Mexico is known for its drug related violence which causes it to be very dangerous for journalists. The state of Veracruz is one of the most dangerous. Several journalists have been murdered and a few have vanished in Veracruz since 2010. Many account these occurrences to the election of Governor Javier Duarte in 2010.

==Impact==
Anabel Flores Salazar is only one of several journalists who have been murdered in reaction to his or her job. Veracruz is an exceedingly dangerous area for journalists to live and report in. There have been six murders, seven ongoing investigations of murders, and three missing person reports in the state since 2011. These reports were confirmed to be in retaliation of the victim's journalism career.

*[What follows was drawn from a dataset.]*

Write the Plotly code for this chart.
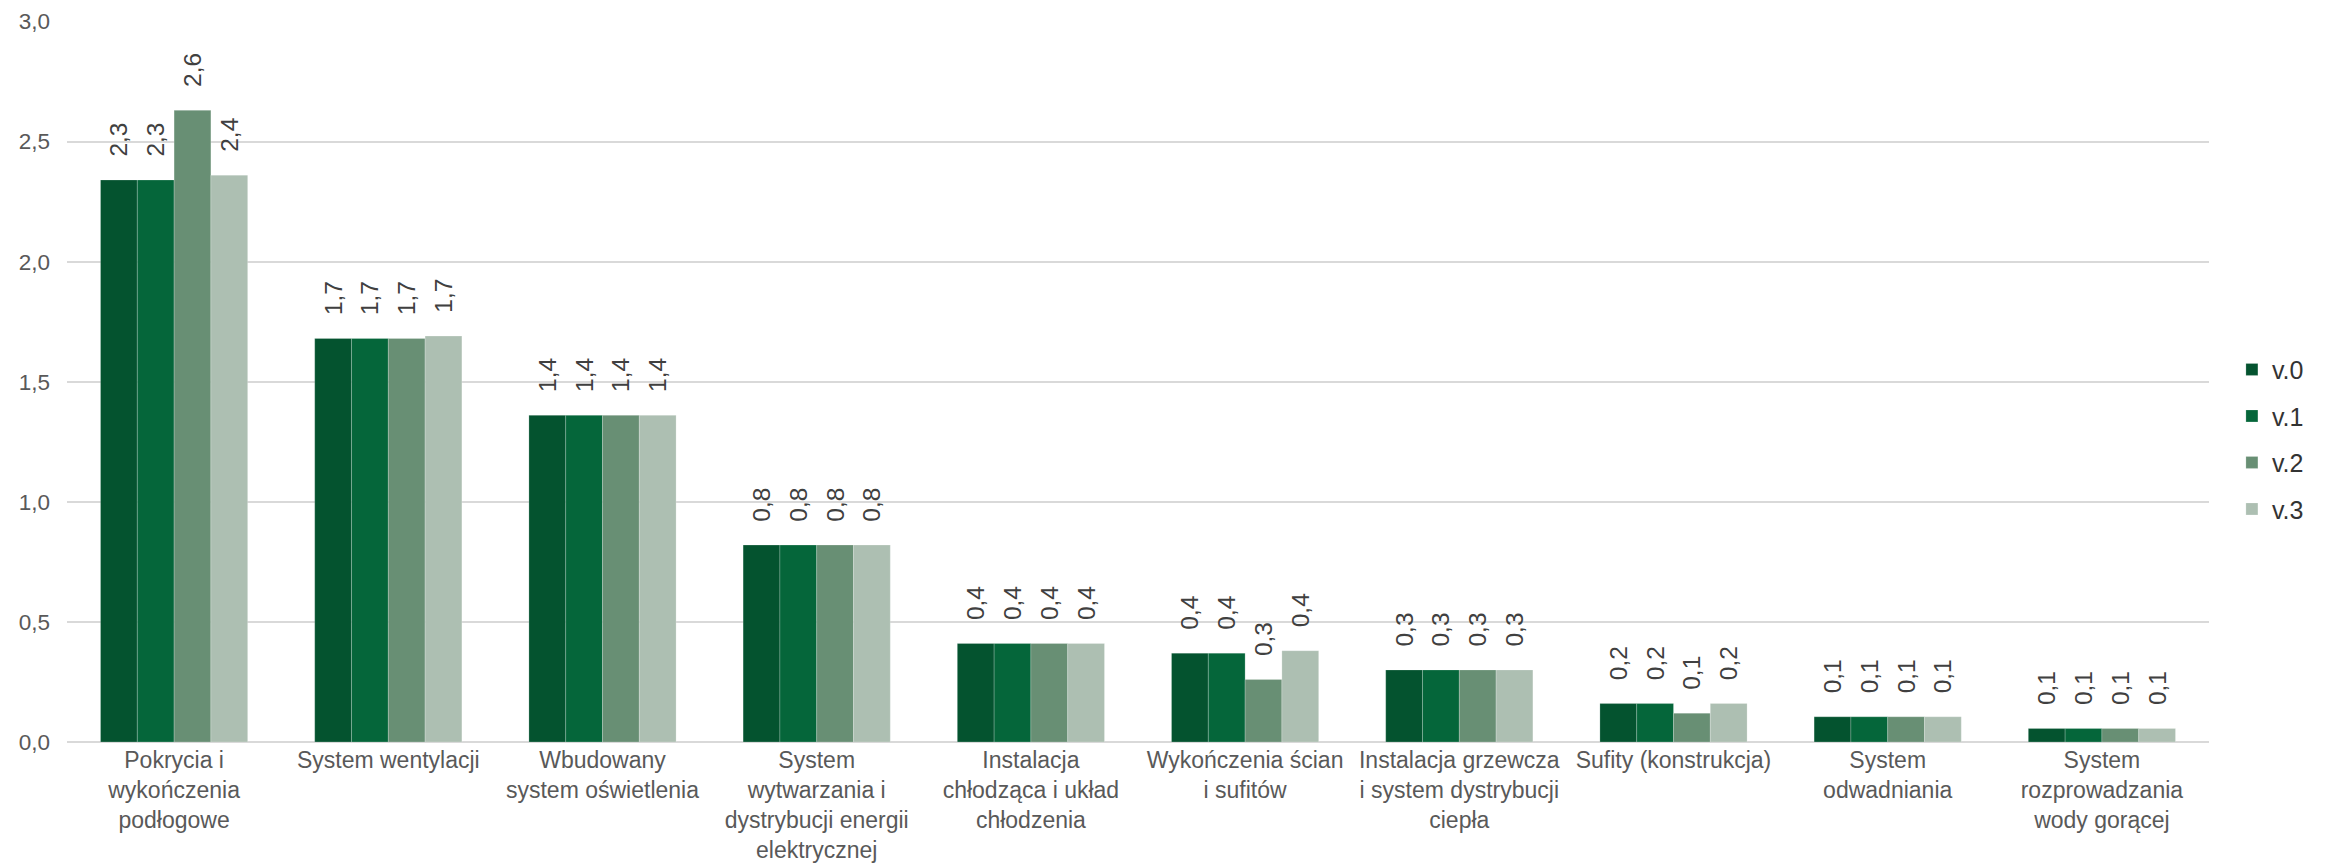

Salazar's murder had an impact internationally due to Governor Duarte's false accusations of her involvement with a member of Los Zetas. Several organised groups have been vocal in their dismissal of Governor Duarte's condemning of journalists. UNESCO, the Committee to Protect Journalists, and several other organizations have issued statements regarding Anabel Flores Salazar's murder.

==Reactions==
Irina Bokova, UNESCO's director-general, said, "I condemn the murder of Anabel Flores Salazar. This crime has deprived people of a voice that nourished informed public debate and contributed to the free flow of information. In the name of justice and in order to promote safer working conditions for journalists, I call on the authorities to investigate this crime and bring its perpetrators to trial."

A spokesperson for the Committee to Protect Journalists, Carlos Lauría, said, "The administration of Governor Javier Duarte Ochoa has a dismal record of impunity and has been incapable and unwilling to prosecute crimes against the press. We urge federal authorities to take over the investigation into Anabel Flores Salazar's murder, seriously look her journalism as a possible motive, and bring all those responsible to justice."

The European Union said, "The Delegation and the Embassies of the Member States of the European Union in Mexico trust that the competent Mexican authorities will carry out an investigation expeditious, transparent and effective to clarify the facts, to identify and to judge the culprits, considering among other reasons those linked to the exercise of their profession."